WORK REQUIRED =>
Only the lines from the start up to and including the line containing "p=0.05', 'strip, p=0.1'];" should be repeated, word for word.

GIVEN MATERIAL =>

----------------

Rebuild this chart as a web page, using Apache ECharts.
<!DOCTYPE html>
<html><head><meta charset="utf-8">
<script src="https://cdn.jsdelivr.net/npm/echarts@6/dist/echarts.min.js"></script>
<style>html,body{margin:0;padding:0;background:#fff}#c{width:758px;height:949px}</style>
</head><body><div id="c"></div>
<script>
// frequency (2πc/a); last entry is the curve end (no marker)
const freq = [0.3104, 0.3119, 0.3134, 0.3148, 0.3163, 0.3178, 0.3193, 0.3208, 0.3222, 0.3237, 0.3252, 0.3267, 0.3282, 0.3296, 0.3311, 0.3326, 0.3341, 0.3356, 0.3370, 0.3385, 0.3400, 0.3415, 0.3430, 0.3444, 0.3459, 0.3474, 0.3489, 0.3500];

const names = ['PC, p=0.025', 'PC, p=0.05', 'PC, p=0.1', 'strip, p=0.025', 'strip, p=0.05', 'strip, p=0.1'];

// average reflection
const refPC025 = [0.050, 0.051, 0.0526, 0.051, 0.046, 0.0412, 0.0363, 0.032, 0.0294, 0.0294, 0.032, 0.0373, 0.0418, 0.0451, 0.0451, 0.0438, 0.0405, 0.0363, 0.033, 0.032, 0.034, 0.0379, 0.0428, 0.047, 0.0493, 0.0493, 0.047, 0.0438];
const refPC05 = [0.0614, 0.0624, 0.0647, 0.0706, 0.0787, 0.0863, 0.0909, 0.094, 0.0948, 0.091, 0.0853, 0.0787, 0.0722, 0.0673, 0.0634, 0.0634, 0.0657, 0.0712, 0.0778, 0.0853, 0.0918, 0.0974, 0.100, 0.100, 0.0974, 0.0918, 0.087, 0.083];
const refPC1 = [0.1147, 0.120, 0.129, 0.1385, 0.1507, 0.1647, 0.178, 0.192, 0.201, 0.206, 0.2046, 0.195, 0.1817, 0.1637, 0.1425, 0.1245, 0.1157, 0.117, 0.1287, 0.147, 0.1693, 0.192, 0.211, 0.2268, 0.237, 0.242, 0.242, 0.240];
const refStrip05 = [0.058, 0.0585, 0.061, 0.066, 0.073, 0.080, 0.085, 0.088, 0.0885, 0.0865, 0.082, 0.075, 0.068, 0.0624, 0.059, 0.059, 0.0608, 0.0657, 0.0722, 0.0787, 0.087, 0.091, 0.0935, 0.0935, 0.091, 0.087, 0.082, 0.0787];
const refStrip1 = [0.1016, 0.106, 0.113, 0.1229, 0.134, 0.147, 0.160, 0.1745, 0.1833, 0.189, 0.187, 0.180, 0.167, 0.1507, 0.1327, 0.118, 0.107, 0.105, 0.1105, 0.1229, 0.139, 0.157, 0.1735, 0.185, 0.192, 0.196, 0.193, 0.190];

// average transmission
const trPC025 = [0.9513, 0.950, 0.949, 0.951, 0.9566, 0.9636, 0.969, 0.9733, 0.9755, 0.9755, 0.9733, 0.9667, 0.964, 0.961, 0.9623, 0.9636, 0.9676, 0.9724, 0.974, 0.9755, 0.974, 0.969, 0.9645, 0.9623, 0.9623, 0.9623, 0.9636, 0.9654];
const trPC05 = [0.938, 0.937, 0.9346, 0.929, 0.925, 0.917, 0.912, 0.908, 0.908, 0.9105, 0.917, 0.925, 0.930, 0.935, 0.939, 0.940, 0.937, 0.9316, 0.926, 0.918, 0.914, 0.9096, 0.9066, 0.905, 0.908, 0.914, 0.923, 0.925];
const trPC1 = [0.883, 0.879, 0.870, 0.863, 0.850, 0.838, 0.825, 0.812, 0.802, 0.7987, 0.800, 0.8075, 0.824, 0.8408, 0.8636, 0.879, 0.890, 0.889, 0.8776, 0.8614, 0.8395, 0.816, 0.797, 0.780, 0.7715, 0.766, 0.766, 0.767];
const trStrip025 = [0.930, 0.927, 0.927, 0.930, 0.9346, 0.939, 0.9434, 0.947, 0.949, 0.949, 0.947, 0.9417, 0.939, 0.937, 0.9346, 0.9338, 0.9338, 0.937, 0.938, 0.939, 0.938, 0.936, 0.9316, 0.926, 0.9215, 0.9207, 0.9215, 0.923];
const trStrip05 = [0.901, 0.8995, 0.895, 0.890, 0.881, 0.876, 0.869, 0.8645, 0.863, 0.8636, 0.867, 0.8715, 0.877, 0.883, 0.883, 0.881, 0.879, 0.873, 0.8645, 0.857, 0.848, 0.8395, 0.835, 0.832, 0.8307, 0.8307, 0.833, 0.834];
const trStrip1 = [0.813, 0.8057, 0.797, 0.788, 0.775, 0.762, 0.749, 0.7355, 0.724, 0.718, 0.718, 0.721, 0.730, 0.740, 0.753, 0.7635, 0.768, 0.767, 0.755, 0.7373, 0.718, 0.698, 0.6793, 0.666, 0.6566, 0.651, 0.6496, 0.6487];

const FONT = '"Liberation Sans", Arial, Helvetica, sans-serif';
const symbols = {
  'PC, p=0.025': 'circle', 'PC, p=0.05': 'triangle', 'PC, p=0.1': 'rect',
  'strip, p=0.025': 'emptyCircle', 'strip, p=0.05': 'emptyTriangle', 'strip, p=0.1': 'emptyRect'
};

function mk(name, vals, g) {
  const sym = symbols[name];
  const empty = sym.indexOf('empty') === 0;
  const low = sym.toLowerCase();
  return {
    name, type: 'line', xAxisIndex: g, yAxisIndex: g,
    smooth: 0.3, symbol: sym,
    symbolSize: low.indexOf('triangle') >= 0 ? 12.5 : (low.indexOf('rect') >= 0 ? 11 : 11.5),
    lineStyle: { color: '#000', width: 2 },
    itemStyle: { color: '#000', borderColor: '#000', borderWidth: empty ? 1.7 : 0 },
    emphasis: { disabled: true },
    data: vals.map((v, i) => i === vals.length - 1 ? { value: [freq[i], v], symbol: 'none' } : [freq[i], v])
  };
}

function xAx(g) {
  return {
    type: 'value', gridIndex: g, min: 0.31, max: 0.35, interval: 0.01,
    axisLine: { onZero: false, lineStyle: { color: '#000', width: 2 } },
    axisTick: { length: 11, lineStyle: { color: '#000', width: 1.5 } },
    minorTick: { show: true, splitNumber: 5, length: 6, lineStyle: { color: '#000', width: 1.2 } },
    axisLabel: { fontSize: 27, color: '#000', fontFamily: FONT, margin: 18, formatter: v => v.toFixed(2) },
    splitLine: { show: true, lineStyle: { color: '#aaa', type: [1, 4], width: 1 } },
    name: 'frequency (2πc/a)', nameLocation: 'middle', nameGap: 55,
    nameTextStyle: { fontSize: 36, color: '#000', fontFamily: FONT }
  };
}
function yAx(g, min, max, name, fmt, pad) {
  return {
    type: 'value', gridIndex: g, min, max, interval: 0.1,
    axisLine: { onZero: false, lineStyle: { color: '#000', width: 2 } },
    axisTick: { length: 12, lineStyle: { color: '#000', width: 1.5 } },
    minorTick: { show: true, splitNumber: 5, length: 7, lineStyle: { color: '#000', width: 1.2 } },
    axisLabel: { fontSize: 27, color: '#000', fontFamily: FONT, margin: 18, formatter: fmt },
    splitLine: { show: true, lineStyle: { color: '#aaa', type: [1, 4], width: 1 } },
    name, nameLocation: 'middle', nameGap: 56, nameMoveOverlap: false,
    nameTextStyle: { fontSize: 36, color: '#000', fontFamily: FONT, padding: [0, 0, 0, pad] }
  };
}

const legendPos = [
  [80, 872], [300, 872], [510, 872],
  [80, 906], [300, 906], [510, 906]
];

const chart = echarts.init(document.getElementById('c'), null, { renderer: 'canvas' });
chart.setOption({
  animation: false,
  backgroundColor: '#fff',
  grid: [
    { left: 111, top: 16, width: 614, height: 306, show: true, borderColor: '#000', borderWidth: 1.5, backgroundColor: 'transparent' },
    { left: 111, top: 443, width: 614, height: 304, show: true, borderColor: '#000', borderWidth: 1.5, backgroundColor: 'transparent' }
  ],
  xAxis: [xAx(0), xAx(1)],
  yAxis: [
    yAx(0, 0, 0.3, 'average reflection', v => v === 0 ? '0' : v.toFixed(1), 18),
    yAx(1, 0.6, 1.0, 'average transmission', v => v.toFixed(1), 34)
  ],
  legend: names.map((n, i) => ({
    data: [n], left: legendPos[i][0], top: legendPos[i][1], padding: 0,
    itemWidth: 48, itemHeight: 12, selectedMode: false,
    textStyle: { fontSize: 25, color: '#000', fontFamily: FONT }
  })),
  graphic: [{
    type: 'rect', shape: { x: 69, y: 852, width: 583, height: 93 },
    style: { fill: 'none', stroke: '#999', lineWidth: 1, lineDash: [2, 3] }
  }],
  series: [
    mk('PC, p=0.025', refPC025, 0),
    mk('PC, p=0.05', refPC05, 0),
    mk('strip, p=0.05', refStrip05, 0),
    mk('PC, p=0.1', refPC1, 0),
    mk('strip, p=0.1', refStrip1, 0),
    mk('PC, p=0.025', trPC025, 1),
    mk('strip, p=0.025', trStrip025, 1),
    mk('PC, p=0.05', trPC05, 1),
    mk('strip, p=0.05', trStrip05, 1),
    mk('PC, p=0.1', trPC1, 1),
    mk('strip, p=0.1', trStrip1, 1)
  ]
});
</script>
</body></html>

----------------

PROBLEM SOLUTION =>
Rebuild this chart as a web page, using Apache ECharts.
<!DOCTYPE html>
<html><head><meta charset="utf-8">
<script src="https://cdn.jsdelivr.net/npm/echarts@6/dist/echarts.min.js"></script>
<style>html,body{margin:0;padding:0;background:#fff}#c{width:758px;height:949px}</style>
</head><body><div id="c"></div>
<script>
// frequency (2πc/a); last entry is the curve end (no marker)
const freq = [0.3104, 0.3119, 0.3134, 0.3148, 0.3163, 0.3178, 0.3193, 0.3208, 0.3222, 0.3237, 0.3252, 0.3267, 0.3282, 0.3296, 0.3311, 0.3326, 0.3341, 0.3356, 0.3370, 0.3385, 0.3400, 0.3415, 0.3430, 0.3444, 0.3459, 0.3474, 0.3489, 0.3500];

const names = ['PC, p=0.025', 'PC, p=0.05', 'PC, p=0.1', 'strip, p=0.025', 'strip, p=0.05', 'strip, p=0.1'];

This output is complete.